Sentir Con La Iglesia

(La misión desde dentro, desde el alma, desde la oración)

 

Santa Teresa de Ávila nos deja como testamento la herencia del amor a la Iglesia, a la que ama y en la que desea morir. Teresa de Lisieux vive en profundidad este amor. Tomando la imagen de san Pablo, contempla a la Iglesia como ese cuerpo místico, con diversos y distintos miembros, pero que participan todos de una misma vida, que es Cristo. Todos debemos ser canales para que a todas las partes de ese cuerpo llegue la savia de la sanación y la salvación. 

 

Todos podemos ir prendiendo en el mundo pequeñas lámparas con la luz que arde en nuestras vidas. La madre Inés de Jesús —su hermana Paulina— nos cuenta esta confidencia: “Sor María de la Eucaristía quería encender los cirios para una procesión. Mas no disponiendo de cerillas, se acercó a la lamparilla que ardía ante las reliquias. La encontró medio apagada, con un débil resplandor sobre la mecha carbonizada. Logró, con todo, encender su vela y con ella pudo dar fuego a todas las de la Comunidad... Fue aquella llama, casi extinguida, la que produjo aquellas bellas luminarias, las cuales, a su vez, podrían comunicarse a otras infinitas e iluminar el mundo entero... Y todo se debería a la primera lamparilla que originó este incendio. Lo mismo sucede con la comunión de los santos. Frecuentemente, sin que lo sepamos, las gracias y bienes que recibimos son debidas a un alma escondida, porque el Señor, en su bondad, quiere que los santos se comuniquen recíprocamente la gracia por medio de la oración... Cuántas veces he pensado que todas las gracias que he recibido se las debo a la oración de un alma que pudo pedir por mí a Dios y a la que yo conoceré solamente en el cielo" (Últimas conversaciones, 15 de julio). 

 

«La caridad me dio la clave de mi vocación.

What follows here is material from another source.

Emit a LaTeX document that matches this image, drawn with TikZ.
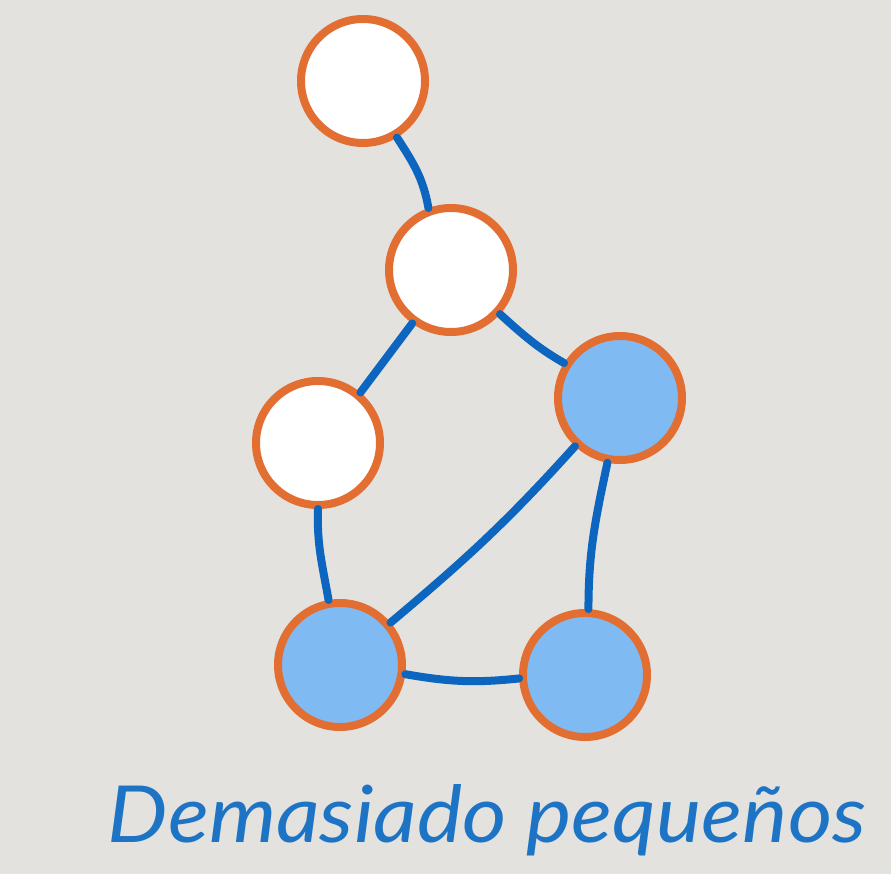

Comprendí que si la Iglesia tenía un cuerpo compuesto de diferentes miembros, no podía faltarle el más necesario, el más noble de todos los órganos; comprendí que tenía un corazón, y que este corazón estaba abrasado de amor; comprendí que el amor únicamente es el que imprime movimiento a todos los miembros, que si el amor llegase a apagarse, ya no anunciarían los apóstoles el Evangelio, y rehusarían los mártires el derramar su sangre. Comprendí que el amor encierra todas las vocaciones, que el amor lo es todo, que abarca todos los tiempos y lugares porque es eterno. Y exclamé en un transporte de alegría delirante: ¡Oh Jesús, Amor mío, al fin he hallado mi vocación! ¡Mi vocación es el amor! Sí, hallé el lugar que me correspondía en el seno de la Iglesia, lugar, ¡oh Dios mío!, que me habéis señalado Vos mismo; en el corazón de mi madre la Iglesia seré yo el amor... Así lo seré todo, así se realizarán mis anhelos» (Manuscritos, cap. XI). 

 

Su vivir es Cristo y para Cristo. Ha encontrado su razón de ser en plenitud. Su vida y su muerte, sus alegrías y dolores...; le da igual, porque todo ha sido ofrecido, desde el amor, a fin de ganar almas para Cristo. De ella, y con toda exactitud, podemos decir que “en poco tiempo, hizo grandes cosas”.